*WRITTEN REQUEST*: Every entry below should be printed exactly, without its images.

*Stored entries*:

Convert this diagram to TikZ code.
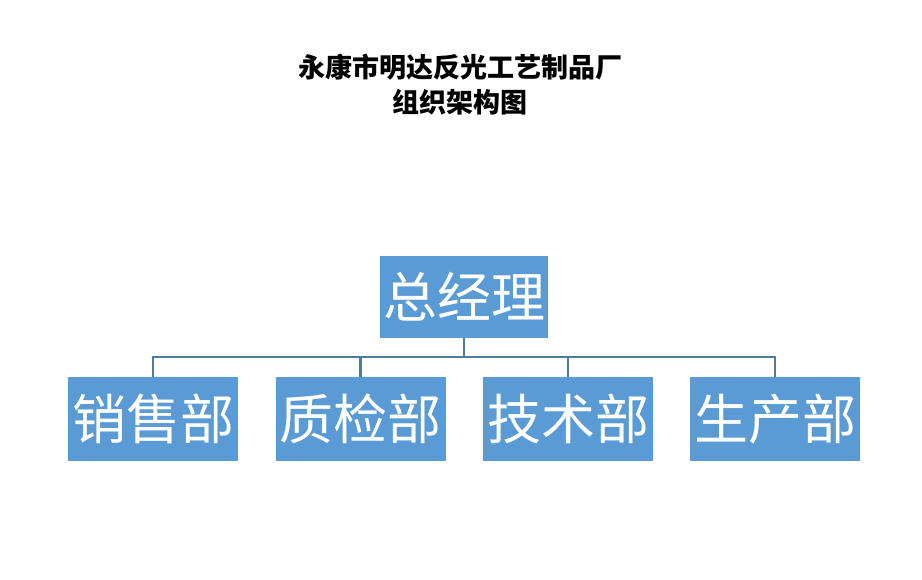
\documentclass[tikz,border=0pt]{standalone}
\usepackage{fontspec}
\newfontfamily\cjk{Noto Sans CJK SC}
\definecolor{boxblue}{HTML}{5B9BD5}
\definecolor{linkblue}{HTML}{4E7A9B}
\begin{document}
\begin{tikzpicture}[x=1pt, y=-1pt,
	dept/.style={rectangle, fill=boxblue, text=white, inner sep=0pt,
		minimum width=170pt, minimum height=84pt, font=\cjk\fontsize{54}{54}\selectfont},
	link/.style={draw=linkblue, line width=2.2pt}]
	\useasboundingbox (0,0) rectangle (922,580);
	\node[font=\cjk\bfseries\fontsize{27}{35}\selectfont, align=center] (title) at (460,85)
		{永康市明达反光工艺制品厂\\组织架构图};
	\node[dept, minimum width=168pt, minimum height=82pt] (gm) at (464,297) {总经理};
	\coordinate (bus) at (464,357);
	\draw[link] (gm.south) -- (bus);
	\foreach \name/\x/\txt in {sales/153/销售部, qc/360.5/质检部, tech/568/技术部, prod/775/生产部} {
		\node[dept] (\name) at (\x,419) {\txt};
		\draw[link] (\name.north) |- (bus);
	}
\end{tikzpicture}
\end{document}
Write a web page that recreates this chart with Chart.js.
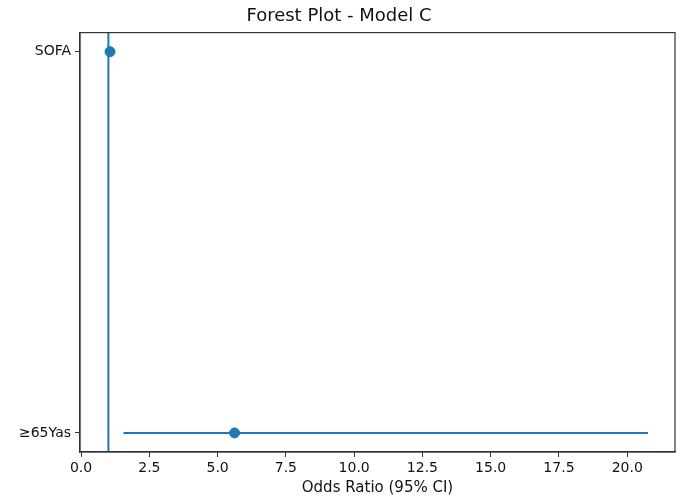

*SOLUTION TO THIS TASK*:
Convert this diagram to TikZ code.
\documentclass[tikz,border=0pt]{standalone}
\usepackage{fontspec}
\newfontfamily\cjk{Noto Sans CJK SC}
\definecolor{boxblue}{HTML}{5B9BD5}
\definecolor{linkblue}{HTML}{4E7A9B}
\begin{document}
\begin{tikzpicture}[x=1pt, y=-1pt,
	dept/.style={rectangle, fill=boxblue, text=white, inner sep=0pt,
		minimum width=170pt, minimum height=84pt, font=\cjk\fontsize{54}{54}\selectfont},
	link/.style={draw=linkblue, line width=2.2pt}]
	\useasboundingbox (0,0) rectangle (922,580);
	\node[font=\cjk\bfseries\fontsize{27}{35}\selectfont, align=center] (title) at (460,85)
		{永康市明达反光工艺制品厂\\组织架构图};
	\node[dept, minimum width=168pt, minimum height=82pt] (gm) at (464,297) {总经理};
	\coordinate (bus) at (464,357);
	\draw[link] (gm.south) -- (bus);
	\foreach \name/\x/\txt in {sales/153/销售部, qc/360.5/质检部, tech/568/技术部, prod/775/生产部} {
		\node[dept] (\name) at (\x,419) {\txt};
		\draw[link] (\name.north) |- (bus);
	}
\end{tikzpicture}
\end{document}
Write a web page that recreates this chart with Chart.js.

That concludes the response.